A large number of activists were also killed on Negros island in Visayas, which is also heavily militarized.
“Peasant laborers and farmers groups have long campaigned for land reform over the island’s vast sugar plantations to address inequality and poverty across the region. Despite promises, the Philippine government has done little to support these communities, frequently putting the interests of big agribusiness first,” it said.
According to the Global Witness, half of the documented killings since Duterte assumed power in 2016 were linked to the armed forces or paramilitary groups.
Criminalization of activists
The report stressed that the “relentless vilification of defenders by the government and widespread impunity for their attackers” may be driving the increase in killings.

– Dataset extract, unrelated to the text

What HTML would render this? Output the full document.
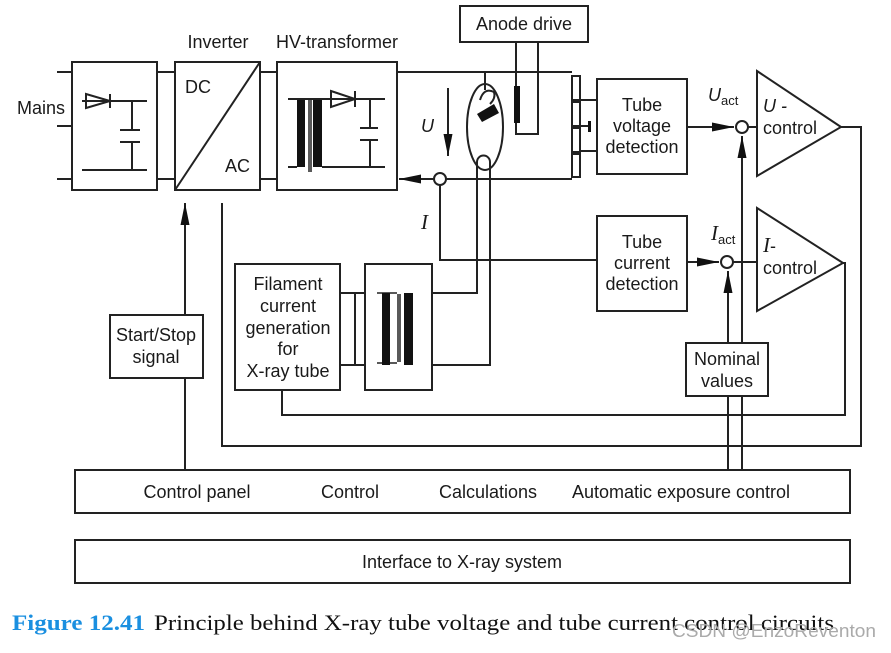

“In the Philippines, individual activists and environmental organizations have been accused of being rebels or communist sympathizers—a practice commonly known as ‘red-tagging.’ Inflammatory calls by Duterte’s government to kill activists deemed to be obstructing justice,’ as well as his direct threats to bomb indigenous schools puts defenders at much greater risk of attacks,” it said.
Early this month, Duterte signed the controversial terror bill into law which environmentalists feared could result in more attacks against activists protecting the climate and the country’s forest and seas.
Even government workers were not spared. Eight of the reported murders of state employees responsible for protecting the environment took place in the Philippines.
Organizations Kalikasan PNE, Save our School Network and Alyansa Tigil Mina urged the Philippine government to conduct an independent investigation into attacks on indigenous groups, remove military units from lands of indigenous peoples and dismantle paramilitary groups.
They also called for the repeal of the Anti-Terrorism Act of 2020.